What is needed
Pick out and copy every line below that has the word "this".

Records supplied
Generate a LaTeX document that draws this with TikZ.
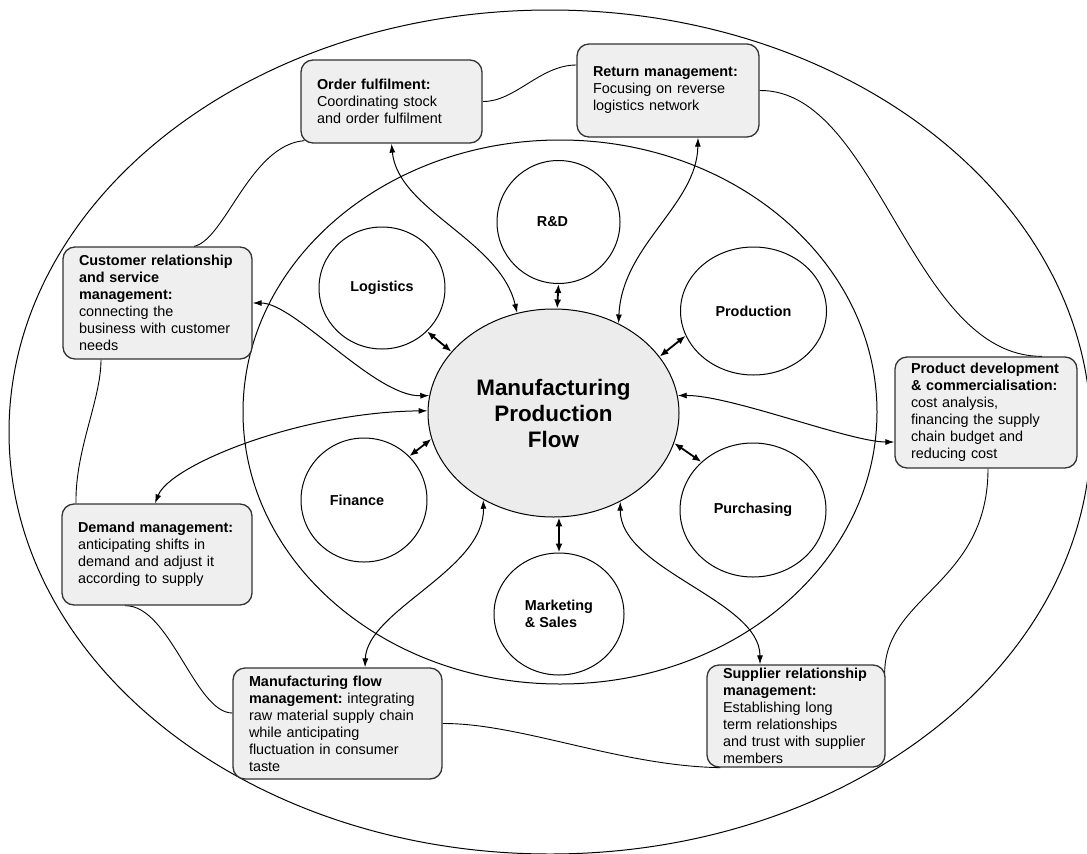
\documentclass[tikz,border=0pt]{standalone}
\usepackage{fontspec}
\setmainfont{Liberation Sans}
\usetikzlibrary{shapes.geometric,arrows.meta,backgrounds}

\definecolor{boxfill}{HTML}{EFEFEF}
\definecolor{hubfill}{HTML}{ECECEC}
\definecolor{edgegray}{HTML}{333333}

\begin{document}
\frenchspacing
\begin{tikzpicture}[x=1pt,y=-1pt,
  stage/.style={draw=edgegray, line width=1.3pt, fill=boxfill, rounded corners=12pt,
    align=left, inner xsep=16pt, inner ysep=0pt, anchor=center,
    font=\fontsize{14.4}{17}\selectfont},
  dept/.style={ellipse, draw, line width=1pt, fill=white, inner sep=0pt, align=left,
    font=\fontsize{14.4}{17}\selectfont\bfseries},
  hub/.style={ellipse, draw, line width=1pt, fill=hubfill, inner sep=0pt, align=center,
    font=\fontsize{22.4}{26}\selectfont\bfseries},
  ring/.style={line width=0.9pt},
  reach/.style={{Latex[length=9pt,width=6pt]}-{Latex[length=9pt,width=6pt]}, line width=1pt},
  spoke/.style={{Latex[length=9pt,width=7pt]}-{Latex[length=9pt,width=7pt]}, line width=1.8pt},
]
\useasboundingbox (0,0) rectangle (1087,854);
\clip (0,0) rectangle (1087,854);

% central hub
\node[hub, minimum width=251pt, minimum height=208pt] (mpf) at (553.5,413)
  {Manufacturing\\Production\\Flow};

% business functions
\node[dept, minimum width=123pt, minimum height=123pt] (rd) at (558.5,222) {R\&D\hspace*{12pt}};
\node[dept, minimum width=126pt, minimum height=122pt] (lg) at (382,288) {Logistics};
\node[dept, minimum width=146pt, minimum height=128pt] (pr) at (753.5,311) {Production};
\node[dept, minimum width=126pt, minimum height=124pt] (fi) at (364,500) {Finance\hspace*{14pt}};
\node[dept, minimum width=146pt, minimum height=134pt] (pu) at (753,510) {Purchasing};
\node[dept, minimum width=130pt, minimum height=122pt] (ms) at (559,614) {Marketing\\\& Sales};

% supply chain processes
\node[stage, text width=149pt, minimum height=83pt] (of) at (391.5,101.5)
  {\textbf{Order fulfilment:}\\Coordinating stock\\and order fulfilment};
\node[stage, text width=150pt, minimum height=93pt] (rm) at (668,90.5)
  {\textbf{Return management:}\\Focusing on reverse\\logistics network};
\node[stage, text width=157pt, minimum height=112pt] (crs) at (157.5,303)
  {\textbf{Customer relationship}\\\textbf{and service}\\\textbf{management:}\\connecting the\\business with customer\\needs};
\node[stage, text width=150pt, minimum height=111pt] (pdc) at (986,412.5)
  {\textbf{Product development}\\\textbf{\& commercialisation:}\\cost analysis,\\financing the supply\\chain budget and\\reducing cost};
\node[stage, text width=158pt, minimum height=101pt] (dm) at (157,554.5)
  {\textbf{Demand management:}\\anticipating shifts in\\demand and adjust it\\according to supply};
\node[stage, text width=177pt, minimum height=111pt] (mfm) at (337.5,723.5)
  {\textbf{Manufacturing flow}\\\textbf{management:} integrating\\raw material supply chain\\while anticipating\\fluctuation in consumer\\taste};
\node[stage, text width=146pt, minimum height=102pt] (srm) at (796,716)
  {\textbf{Supplier relationship}\\\textbf{management:}\\Establishing long\\term relationships\\and trust with supplier\\members};

\begin{pgfonlayer}{background}
  % outer and inner rings
  \draw[line width=1pt] (550,432) ellipse [x radius=541pt, y radius=422pt];
  \draw[line width=1pt] (560,412) ellipse [x radius=317pt, y radius=272pt];
  % links between neighbouring processes
  \draw[ring] (of.east) .. controls (515,102) and (540,65) .. ([yshift=25.5pt]rm.west);
  \draw[ring] (rm.east) .. controls (878,89) and (911,357) .. ([xshift=56pt]pdc.north);
  \draw[ring] ([xshift=2pt]pdc.south) .. controls (988,585) and (884,595) .. ([xshift=-1pt,yshift=-10pt]srm.north east);
  \draw[ring] (mfm.east) .. controls (520,723) and (620,766) .. ([xshift=14pt]srm.south west);
  \draw[ring] ([yshift=10.5pt]mfm.west) .. controls (195,713) and (170,605) .. ([xshift=-32pt]dm.south);
  \draw[ring] ([xshift=-81pt]dm.north) .. controls (75,450) and (101,400) .. ([xshift=-56.5pt]crs.south);
  \draw[ring] ([xshift=36.5pt]crs.north) .. controls (225,240) and (250,145) .. ([xshift=4pt,yshift=3pt]of.south west);
\end{pgfonlayer}

% processes to the hub
\draw[reach] (of.south) .. controls (398,210) and (500,240) .. (mpf.110);
\draw[reach] ([xshift=30pt]rm.south) .. controls (697,205) and (622,245) .. (mpf.54);
\draw[reach] (crs.east) .. controls (295,303) and (375,397) .. (mpf.172);
\draw[reach] ([xshift=-2pt]dm.north) .. controls (170,465) and (300,412) .. (mpf.179);
\draw[reach] ([yshift=-29.5pt]pdc.west) .. controls (850,442) and (730,395) .. (mpf.8);
\draw[reach] ([xshift=27.5pt]mfm.north) .. controls (367,610) and (485,570) .. (mpf.231);
\draw[reach] ([xshift=-36pt]srm.north) .. controls (760,600) and (620,570) .. (mpf.-53);

% functions to the hub
\draw[spoke] (lg.-44) -- (mpf.149);
\draw[spoke] (rd.south) -- (mpf.88);
\draw[spoke] (pr.200) -- (mpf.28);
\draw[spoke] (fi.44) -- (mpf.192);
\draw[spoke] (pu.137) -- (mpf.-14);
\draw[spoke] (ms.north) -- (mpf.-87);
\end{tikzpicture}
\end{document}
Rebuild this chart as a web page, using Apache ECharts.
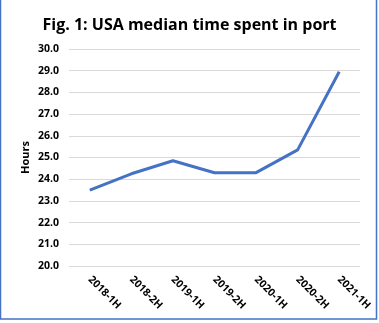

Correct answer
Generate a LaTeX document that draws this with TikZ.
Rebuild this chart as a web page, using Apache ECharts.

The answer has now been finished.